The python code described in this series of blog posts is available on my GitHub account.
Large Language Models (LLM, an artificial neural network based AI technology) are well known for their ability to generate text. They can answer questions, summarize or translate texts and even write whole books.
In this blog post I will present an LLM based solution (in the form of an open source [1] python library) which can be used to quickly test a hypothesis in the social sciences. The solution exploits the fact that LLMs are statistical models which can be (ab)used to calculate the likelihood of sentences in natural language. The idea is easiest to explain with an example:
The sentence „She came home and painted her nails“ is much more likely to occur in a text (e.g. a book) than the sentence „He came home and painted his nails“ [2]. LLMs are able to calculate such likelihoods. Of course there are several limitations. More about his later. But my experiments show that the calculated likelihoods describe well known social relationships surprisingly well. It might be therefore possible to use LLMs for fast theory construction. In the example above we can assume that - because the likelihood for the first sentence is much higher than for the second sentence - men only rarely paint their nails.

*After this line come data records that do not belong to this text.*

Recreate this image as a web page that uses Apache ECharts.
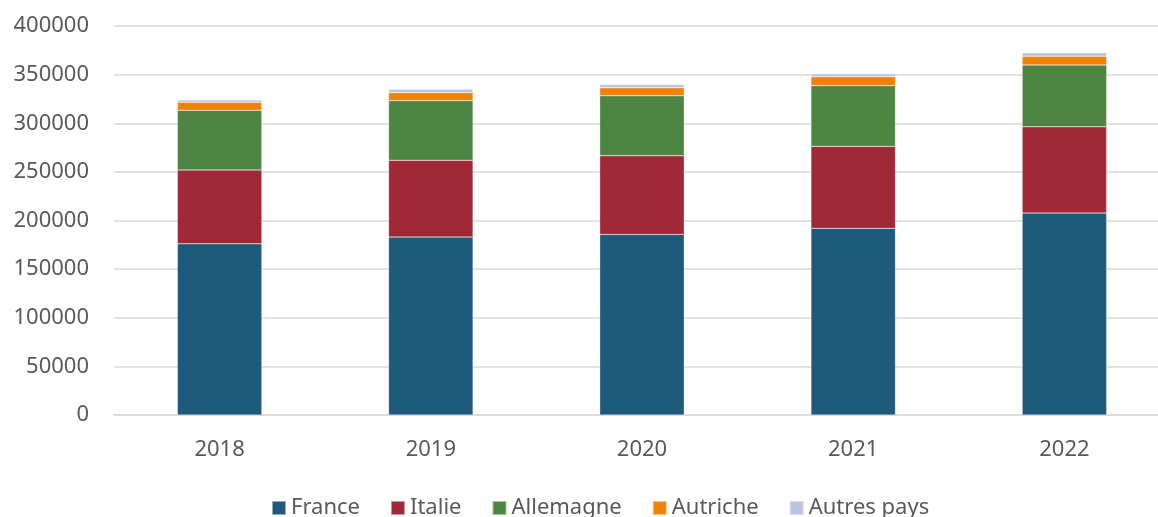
<!DOCTYPE html>
<html>
<head>
<meta charset="utf-8">
<script src="https://cdn.jsdelivr.net/npm/echarts@6/dist/echarts.min.js"></script>
<style>
  html, body { margin: 0; padding: 0; background: #fff; }
  #main { width: 1158px; height: 517px; }
</style>
</head>
<body>
<div id="main"></div>
<script>
var years = ['2018', '2019', '2020', '2021', '2022'];

var france = [176000, 183000, 185700, 192000, 207600];
var italie = [76000, 79000, 80800, 84200, 88700];
var allemagne = [61300, 61300, 61700, 62400, 63700];
var autriche = [8200, 8200, 8200, 9200, 9000];
var autres = [2500, 3400, 3400, 3100, 3400];

var yTicks = [0, 50000, 100000, 150000, 200000, 250000, 300000, 350000, 400000];

var textColor = '#595959';
var fontFamily = 'Noto Sans';

function serie(name, data, color) {
    return {
        name: name,
        type: 'bar',
        stack: 'total',
        barWidth: '40%',
        data: data,
        itemStyle: {
            color: color,
            borderColor: 'rgba(255,255,255,0.5)',
            borderWidth: 0.5
        }
    };
}

var option = {
    animation: false,
    grid: {
        left: 114,
        right: -12,
        top: 26,
        bottom: 102,
        outerBoundsMode: 'none'
    },
    legend: {
        top: 492,
        left: 266,
        itemWidth: 14,
        itemHeight: 14,
        itemGap: 30,
        icon: 'rect',
        textStyle: { color: textColor, fontSize: 22, fontFamily: fontFamily }
    },
    xAxis: {
        type: 'category',
        data: years,
        axisTick: { show: false },
        axisLine: { lineStyle: { color: '#d9d9d9', width: 1.5 } },
        axisLabel: { color: textColor, fontSize: 22, fontFamily: fontFamily, margin: 24 }
    },
    yAxis: {
        type: 'value',
        min: yTicks[0],
        max: yTicks[yTicks.length - 1],
        interval: 50000,
        axisLine: { show: false },
        axisTick: { show: false },
        axisLabel: {
            color: textColor, fontSize: 22, fontFamily: fontFamily, margin: 25,
            formatter: function (v) { return String(v); }
        },
        splitLine: { lineStyle: { color: '#d9d9d9', width: 1.5 } }
    },
    series: [
        serie('France', france, '#1d5a7c'),
        serie('Italie', italie, '#a02837'),
        serie('Allemagne', allemagne, '#4e8542'),
        serie('Autriche', autriche, '#f0820a'),
        serie('Autres pays', autres, '#b8c6e0')
    ]
};

var chart = echarts.init(document.getElementById('main'));
chart.setOption(option);
</script>
</body>
</html>
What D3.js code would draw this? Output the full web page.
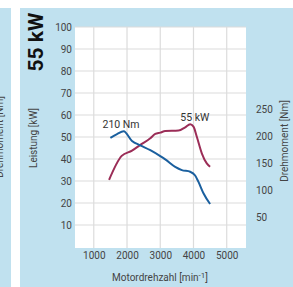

LLMs are trained on huge amounts of internet data (ranging from wikipedia and classic literature to facebook posts and even worse). During this training process the LLM constructs, to be able to generate novel text, a language based world model (the extent to which this happens is currently being debated). This world model is a compressed description of the world as we describe it in all the texts we have ever published. It contains an approximate statistical model of our language (which - of course - is based on our behavior and culture).
To understand the idea from a more technical perspective we need to know a bit more about LLMs:
Most of them are currently autoregressive language models: they are given an input text for which they generate the next word. To be more precise they usually generate a sub word string called „token“ (i.e. some words consist of more than one token). This word can then be added to the text and another token can be generated. And so on.
Now what does it mean, when a LLM „generates“ a token? The output of an LLM is a list or probabilities: for every element in its token dictionary (which can contain easily 150000 different tokens) the probability is calculated that the element/token comes next in the text.
So for instance if I input the text („prompt“) „The teenager ate his“, the LLM will suggest various tokens describing food („soup“) with high probability (like 0.23) and the token „chair“ will be assigned an extremely low probability (like 0.0000012, because even teenagers only very rarely eat chairs!).
Typically one of the words with the highest probabilty is chosen and this is then the generated token.
But LLMs do not only calculate all these probabilities for the next generated word, but also for every word of the input sentence (the so called „prompt“). As this information is not needed in normal generative applications, it is usually discarded internally. Unfortunately this information is - for the same reason - not output by the APIs of the most powerful commercial LLMs (like ChatGPT etc.). It is therefore required to run the LLM locally and the selection of LLMs is limited to publicly available open source LLMs (like „Llama 3 8B“ etc.)
I therefore modified a proven LLM library (which runs fast on a decent Macbook with Apple silicon - i.e. M1-M4 processors - and can use many open source LLMs from the huge hugginface library) to output these probabilities too. The result is a simple library named SAILSS (Scouting AI Library for Social Sciences) which could - I believe - very helpful in the process of theory construction in the social sciences. It could allow to test hypothesis very quickly which would allow scientists to explore a large number of cases in a very short time (without the need for surveys etc.).
SAILSS currently consists of the following components:
- A modified LLM-Framework (I chose the MLX-Framework from Apple: Github ml-explore/mlx-examples). It runs with high performance on standard Apple Silicon computers (like a Macbook Pro / Air) with sufficient amount of RAM (from around 16B, depending on the LLM chosen).
- Some extensions of the Framework which contain special functionality needed to make meaningful experiments and generate different output formats which are well suited for the intended application.
- Some example scripts which show the use of the library (basic and more advanced cases) including data visualization etc.
The python code for all three components is available on my GitHub account.
Please note that the current implementation is rather minimalistic and its use currently requires some solid familiarity with computer science (python etc.). Let me know in any case if you are interested in this project (even if you don’t feel qualified to use it in its present state): if several people are interested in using the project, I will be motivated to improve and extend it.
I will describe the library and its applications in a series of blog posts (to be published in the next 2-3 weeks):
- Overview (this post!)
- A bit of theory, some examples of problems which can be explored using SAILSS. Challenges and solutions.
- How to use the library (basic python knowledge required) and advanced examples
- Implementation details (for experts who want to modify the library)
The next blog post is already available!
[1] MIT License
[2] In this example, the Meta Llama 3 8B LLM might suggest the word „masterpiece“ after the token „his“!